The Press Complaints Commission has advertised for a new chairman – insisting that the candidate must have ‘no current or recent links with the newspaper or magazine publishing business”.
Last month Baroness Buscombe announced she would be stand down when her three-year term comes to an end in January.
Today’s advertisement said the new chairman will be expected to ‘lead a period of regeneration and renewal for the commission”, though the future of the regulator remains uncertain after Prime Minister David Cameron told Parliament last month that ‘the way the press is regulated today is not working”, and announced a public inquiry to examine the future of press regulation.

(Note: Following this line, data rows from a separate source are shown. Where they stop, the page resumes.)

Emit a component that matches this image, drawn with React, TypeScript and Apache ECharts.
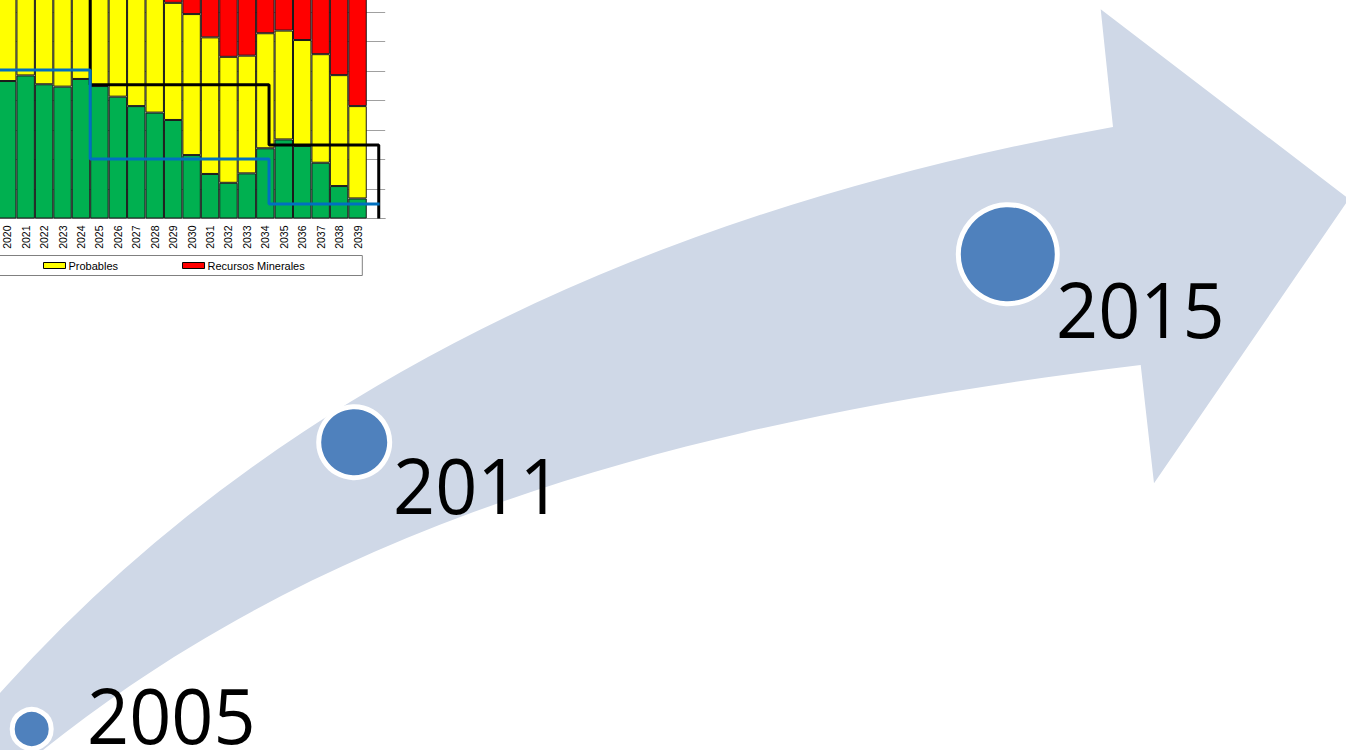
import React, { useEffect, useRef } from "react";
import * as echarts from "echarts";

// ---- data ----
const categories = [
  "2020", "2021", "2022", "2023", "2024", "2025", "2026", "2027", "2028", "2029",
  "2030", "2031", "2032", "2033", "2034", "2035", "2036", "2037", "2038", "2039", "",
];
const probadas = [46.6, 48.5, 45.5, 44.7, 47.3, 44.9, 41.3, 38.1, 35.9, 33.4, 21.5, 15.1, 12.1, 15.3, 23.8, 26.8, 24.6, 18.9, 11.0, 6.8];
const probables = [41.4, 38.5, 40.5, 40.3, 36.7, 37.1, 38.7, 39.9, 40.1, 39.7, 47.8, 46.3, 42.7, 39.9, 39.0, 36.9, 35.9, 36.8, 37.6, 31.3];
const recursos = [12, 13, 14, 15, 16, 18, 20, 22, 24, 26.9, 30.7, 38.6, 45.2, 44.8, 37.2, 36.3, 39.5, 44.3, 51.4, 61.9];
// step lines: [year, level]
const blackLine = [[2019.5, 85], [2024.5, 45.3], [2034.2, 24.9], [2040.15, 0]];
const blueLine = [[2019.5, 50.3], [2024.5, 20.2], [2034.2, 4.9], [2040.2, 4.9]];
const legendItems = ["Probables", "Recursos Minerales"];
const timelineYears = ["2005", "2011", "2015"];

const ARROW_D =
  "M -40 738 L 0 693 Q 389 257 1113 127 L 1100.7 9.3 L 1349 199 L 1154 483.3 L 1140.7 365 C 640 425 303 542 43 750 L 10 790 Z";

// the chart canvas is shifted up/left so that the top of the bar chart is cropped like the reference
const OFFX = 2;
const OFFY = 77;

export default function App() {
  const ref = useRef<HTMLDivElement>(null);
  useEffect(() => {
    if (!ref.current) return;
    try {
      echarts.graphic.registerShape("arrowBand", echarts.graphic.extendPath(ARROW_D, {}) as any);
    } catch (e) {}
    const chart = echarts.init(ref.current, null, { renderer: "svg" });
    const textEl = (t: string, x: number, y: number) => ({
      type: "text",
      x,
      y,
      scaleX: 0.97,
      z: 30,
      style: {
        text: t,
        x: 0,
        y: 0,
        font: '76px "Open Sans"',
        fontSize: 76,
        fontFamily: "Open Sans",
        fill: "#000",
        textAlign: "left",
        textVerticalAlign: "middle",
        align: "left",
        verticalAlign: "middle",
      },
    });
    const circle = (cx: number, cy: number, r: number) => ({
      type: "circle",
      z: 20,
      shape: { cx, cy, r },
      style: { fill: "#4F81BD", stroke: "#FFFFFF", lineWidth: 5 },
    });
    chart.setOption({
      animation: false,
      backgroundColor: "#fff",
      grid: { left: 0, top: 0.5, width: 387.2, height: 295, containLabel: false },
      xAxis: [
        {
          type: "category",
          data: categories,
          axisLine: { show: true, lineStyle: { color: "#9a9a9a", width: 1 } },
          axisTick: { show: false },
          axisLabel: {
            rotate: 90,
            interval: 0,
            margin: 7,
            fontSize: 10.5,
            fontFamily: "Liberation Sans",
            color: "#000",
          },
        },
        { type: "value", min: 2019.5, max: 2040.5, show: false },
      ],
      yAxis: {
        type: "value",
        min: 0,
        max: 100,
        interval: 10,
        axisLine: { show: false },
        axisTick: { show: false },
        axisLabel: { show: false },
        splitLine: { show: true, lineStyle: { color: "#a0a0a0", width: 1 } },
      },
      legend: {
        data: legendItems,
        left: 43 + OFFX,
        top: 260 + OFFY,
        padding: 0,
        itemWidth: 22,
        itemHeight: 6,
        itemGap: 64,
        icon: "rect",
        textStyle: { fontSize: 11, fontFamily: "Liberation Sans", color: "#000", padding: [0, 0, 0, -2] },
        itemStyle: { borderColor: "#000", borderWidth: 1 },
      },
      series: [
        {
          name: "Probadas",
          type: "bar",
          stack: "t",
          data: probadas,
          barCategoryGap: "0%",
          itemStyle: { color: "#00B050", borderColor: "#1a1a1a", borderWidth: 1 },
        },
        {
          name: "Probables",
          type: "bar",
          stack: "t",
          data: probables,
          barCategoryGap: "0%",
          itemStyle: { color: "#FFFF00", borderColor: "#1a1a1a", borderWidth: 1 },
        },
        {
          name: "Recursos Minerales",
          type: "bar",
          stack: "t",
          data: recursos,
          barCategoryGap: "0%",
          itemStyle: { color: "#FF0000", borderColor: "#1a1a1a", borderWidth: 1 },
        },
        {
          name: "Nivel 1",
          type: "line",
          xAxisIndex: 1,
          step: "end",
          data: blackLine,
          symbol: "none",
          z: 5,
          lineStyle: { color: "#000", width: 3 },
        },
        {
          name: "Nivel 2",
          type: "line",
          xAxisIndex: 1,
          step: "end",
          data: blueLine,
          symbol: "none",
          z: 6,
          lineStyle: { color: "#0070C0", width: 3 },
        },
      ],
      graphic: [
        {
          type: "group",
          x: OFFX,
          y: OFFY,
          children: [
            {
              type: "rect",
              z: 1,
              shape: { x: -10, y: 255.5, width: 372.3, height: 20 },
              style: { fill: "none", stroke: "#808080", lineWidth: 1 },
            },
            {
              type: "arrowBand",
              x: 0,
              y: 0,
              z: 10,
              style: { fill: "#CFD8E7" },
            },
            circle(31.7, 729, 19.5),
            circle(354.2, 442.2, 35.5),
            circle(1007.8, 254.2, 49.5),
            textEl(timelineYears[0], 87, 715),
            textEl(timelineYears[1], 393, 484.5),
            textEl(timelineYears[2], 1056, 308.7),
          ],
        },
      ],
    });
    return () => chart.dispose();
  }, []);
  return (
    <div
      ref={ref}
      style={{
        position: "fixed",
        left: -OFFX,
        top: -OFFY,
        width: 1346 + OFFX,
        height: 750 + OFFY,
        background: "#fff",
      }}
    />
  );
}
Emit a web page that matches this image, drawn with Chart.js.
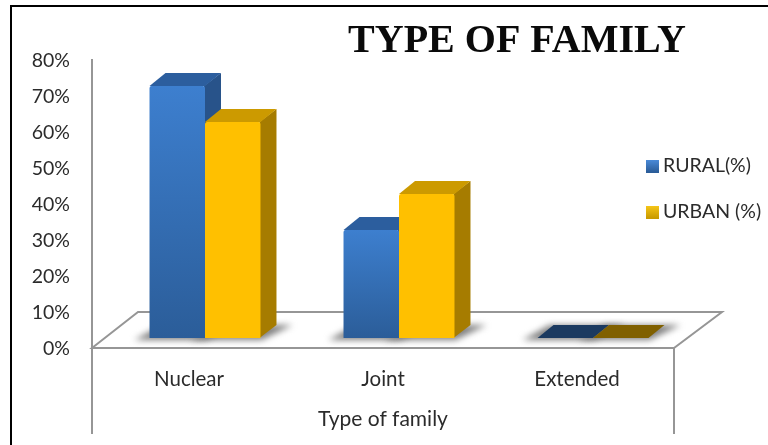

The job is described as a ‘high-profile role at a time of great scrutiny for the commission, for the operation of the code of practice and for self regulation”.
The candidate will have an ability to ‘think strategically about how the commission should develop to take account of public, Parliamentary and judicial concern about the efficacy of self-regulation, and to carry the industry with him or her during a period of change”.
They must also be ‘committed to the principles of press freedom and to self regulation’and an ‘exceptionally effective public performer, able to speak on behalf of the commission across the media and to command attention on a wide stage”.
During her time at the helm Buscombe was repeatedly criticised over the PCC’s handling of the News of the World phone-hacking scandal.
In November 2009 the PCC was sued over comments made by Buscombe at a Society of Editors Conference and to the Media Guardian, relating to comments made by lawyer Mark Lewis to a select committee in which he claimed there were around 6,000 victims of phone-hacking. Buscombe insisted at the time that there were only a handful of victims.